We’re pleased to announce that Truthdig’s Mel White took home the top prize at the L.A. Press Club’s Fifth Annual National Entertainment Journalism (NEJ) Awards in the online critic category. White won for the review of James H. Cone’s book “The Cross and the Lynching Tree,” beating out runner-up Maureen Ryan of The Huffington Post and third-place finisher Tim Goodman of The Hollywood Reporter.

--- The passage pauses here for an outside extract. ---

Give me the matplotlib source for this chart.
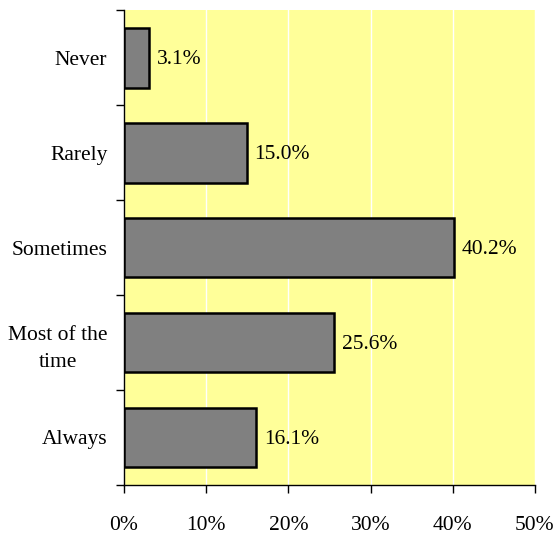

In their comments, the judges said: “Rev. Mel White’s riveting review of a book linking Jesus’ death on the cross with the lynchings of blacks brings a compassionate empathy for victims of inhumane treatment throughout history.”
From White’s piece:
For more than 40 years I’ve been moved and provoked by the writings of James Cone, Union Seminary’s distinguished professor of systematic theology. While reading his newest book, “The Cross and the Lynching Tree,” however, I felt grief and anger on a whole new scale. I felt grief for the nearly 5,000 African-American men, women and children who were lynched between 1880 and 1940, and anger that during that 60-year holocaust, white preachers, evangelists and theologians didn’t even notice. No author has ever made me more ashamed to be a white American Christian and at the same time no author has ever given me a more dramatic example of the sustaining power of the cross.
All my life I had been taught that the cross was at the heart of my Christian faith. It has been a long time since I was deeply moved by it. “The Cross and the Lynching Tree” helped me experience the cross on a far more visceral level. Cone says it simply: Jesus was lynched. He makes the connection between the crucifixion of Jesus and the lynching of African-Americans. He explains why understanding that connection is vital to understanding the meaning of the cross.